Ringfort (Rath), Dunmoylan, Co. Limerick
Co. Limerick |
Ringforts
There is a particular category of Irish heritage site that survives only in documentation: places that were once substantial, even striking, and are now simply gone.
A field in Dunmoylan, County Limerick, holds one such absence. Where pasture rolls on a very gentle east-south-east-facing slope, a ringfort once stood, a type of enclosed farmstead common across early medieval Ireland, typically formed by one or more earthen banks and ditches enclosing a roughly circular area. Here, nothing of it remains.
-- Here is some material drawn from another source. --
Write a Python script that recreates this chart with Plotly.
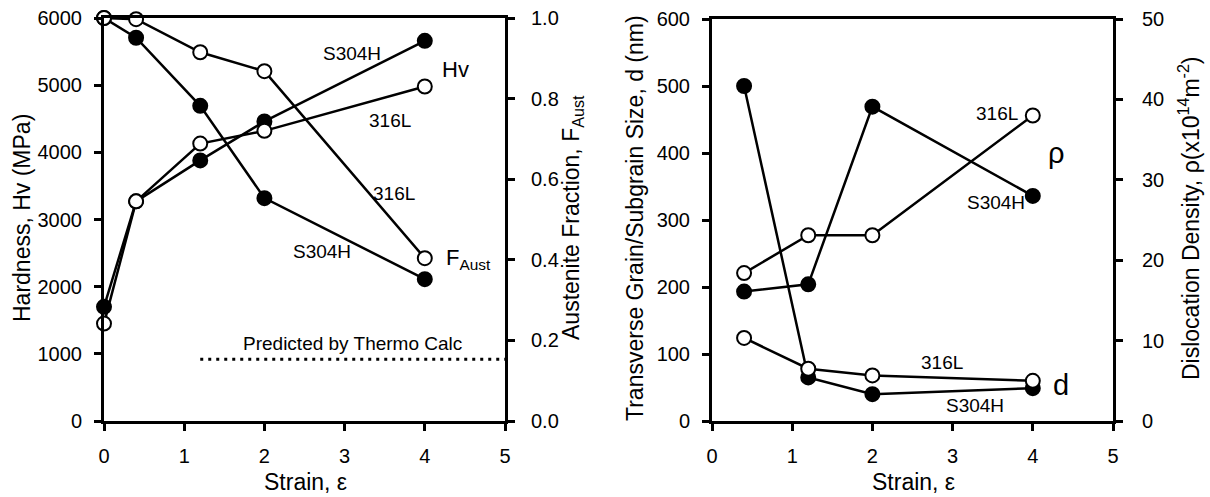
import plotly.graph_objects as go

# ---------------- data ----------------
strain_left = [0, 0.4, 1.2, 2, 4]
hv_s304h = [1700, 3270, 3880, 4460, 5660]
hv_316l = [1450, 3270, 4130, 4320, 4980]
faust_s304h = [1.0, 0.951, 0.782, 0.553, 0.352]
faust_316l = [1.0, 0.997, 0.915, 0.868, 0.404]
thermo_x = [1.2, 5.0]
thermo_y = [0.153, 0.153]

strain_right = [0.4, 1.2, 2, 4]
d_s304h = [500, 65, 40, 49]
d_316l = [124, 78, 68, 60]
rho_s304h = [16.1, 17.0, 39.1, 28.0]
rho_316l = [18.4, 23.1, 23.1, 38.0]

x_ticks = [0, 1, 2, 3, 4, 5]
hv_ticks = [0, 1000, 2000, 3000, 4000, 5000, 6000]
f_ticks = [0.0, 0.2, 0.4, 0.6, 0.8, 1.0]
d_ticks = [0, 100, 200, 300, 400, 500, 600]
rho_ticks = [0, 10, 20, 30, 40, 50]

W, H = 1210, 497
FONT = "Liberation Sans, Arial, sans-serif"


def px(x):
    return x / W


def py(y):
    return 1 - y / H


fig = go.Figure()


def series(x, y, xa, ya, filled):
    fig.add_trace(go.Scatter(
        x=x, y=y, xaxis=xa, yaxis=ya, mode="lines+markers",
        line=dict(color="black", width=2.5),
        marker=dict(size=14, symbol="circle",
                    color="black" if filled else "white",
                    line=dict(color="black", width=2)),
        cliponaxis=False, showlegend=False, hoverinfo="skip"))


# left panel
series(strain_left, hv_s304h, "x", "y", True)
series(strain_left, hv_316l, "x", "y", False)
fig.add_trace(go.Scatter(x=thermo_x, y=thermo_y, xaxis="x", yaxis="y2",
                         mode="lines", line=dict(color="black", width=3, dash="3px,5px"),
                         showlegend=False, hoverinfo="skip", cliponaxis=False))
series(strain_left, faust_s304h, "x", "y2", True)
series(strain_left, faust_316l, "x", "y2", False)

# right panel
series(strain_right, d_s304h, "x2", "y3", True)
series(strain_right, d_316l, "x2", "y3", False)
series(strain_right, rho_s304h, "x2", "y4", True)
series(strain_right, rho_316l, "x2", "y4", False)

tickfont = dict(family=FONT, size=20, color="black")
common = dict(showgrid=False, zeroline=False, showline=True, linecolor="black",
              linewidth=3, ticks="outside", ticklen=7, tickwidth=2.5,
              tickcolor="black", tickfont=tickfont, automargin=False)

yd = [py(421), py(18)]
fig.update_layout(
    width=W, height=H, margin=dict(l=0, r=0, t=0, b=0, autoexpand=False),
    paper_bgcolor="white", plot_bgcolor="white", showlegend=False,
    xaxis=dict(domain=[px(104), px(505)], range=[0, 5], tickvals=x_ticks,
               anchor="y", mirror=True, ticklabelstandoff=8, **common),
    yaxis=dict(domain=yd, range=[0, 6000], tickvals=hv_ticks, anchor="x",
               ticklabelstandoff=8, **common),
    yaxis2=dict(domain=yd, range=[0, 1], tickvals=f_ticks, tickformat=".1f",
                overlaying="y", side="right", anchor="x", ticklabelstandoff=12, **common),
    xaxis2=dict(domain=[px(712), px(1113)], range=[0, 5], tickvals=x_ticks,
                anchor="y3", mirror=True, ticklabelstandoff=8, **common),
    yaxis3=dict(domain=[py(421), py(19)], range=[0, 600], tickvals=d_ticks,
                anchor="x2", ticklabelstandoff=8, **common),
    yaxis4=dict(domain=[py(421), py(19)], range=[0, 50], tickvals=rho_ticks,
                overlaying="y3", side="right", anchor="x2", ticklabelstandoff=15, **common),
)


def label(text, x, y, size=19, xanchor="center", angle=0):
    fig.add_annotation(text=text, x=px(x), y=py(y), xref="paper", yref="paper",
                       showarrow=False, xanchor=xanchor, yanchor="middle",
                       textangle=angle,
                       font=dict(family=FONT, size=size, color="black"))


# in-plot labels, left panel
label("S304H", 352, 53)
label("Hv", 455, 69, size=22)
label("316L", 390, 120)
label("316L", 394, 193)
label("S304H", 322, 251)
label("F<sub>Aust</sub>", 444, 259, size=22, xanchor="left")
label("Predicted by Thermo Calc", 352, 343)

# in-plot labels, right panel
label("316L", 997, 114)
label("S304H", 996, 202)
label("ρ", 1056, 153, size=29)
label("316L", 942, 362)
label("S304H", 975, 405)
label("d", 1061, 385, size=29)

# axis titles
label("Strain, ε", 305, 482, size=23)
label("Strain, ε", 913, 482, size=23)
label("Hardness, Hv (MPa)", 22, 218, size=23, angle=-90)
label("Austenite Fraction, F<sub>Aust</sub>", 572, 218, size=23, angle=-90)
label("Transverse Grain/Subgrain Size, d (nm)", 635, 218, size=23, angle=-90)
label("Dislocation Density, ρ(x10<sup>14</sup>m<sup>-2</sup>)", 1189, 218, size=23, angle=-90)

fig.write_html("out.html")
The 1841 Ordnance Survey six-inch map recorded the enclosure clearly, showing a circular form roughly fifty metres in diameter. By the time the antiquarian Thomas Johnson Westropp documented the site in his 1916 to 1917 survey, the picture was already grim. Westropp described what he called an interesting dun, ninety feet across, with two tall standing pillars leaning towards each other, each between eight and ten feet high. Even then, however, the earthworks had been nearly obliterated, and he noted it was just traceable. The pillars, whatever their original purpose or relationship to the enclosure, had since been broken up entirely. When the site was later inspected and compiled for the national record by Denis Power, no trace of the monument was evident on the ground whatsoever.
The site carries the reference number LI019-244 in the archaeological record, which is effectively the only marker left. Visitors should understand that there is nothing to see here in the conventional sense: no earthwork profile, no stone, no hollow in the ground that betrays a buried feature. The value, such as it is, lies in Westropp's description, which preserves a glimpse of something unusual, two leaning pillars within a levelled enclosure, that raises more questions than the surviving record can answer. Anyone with an interest in landscape archaeology might find meaning in standing on the slope and reading Westropp's words against the unremarkable pasture around them, but the monument itself belongs to the category of things that are known only because someone wrote them down before they disappeared.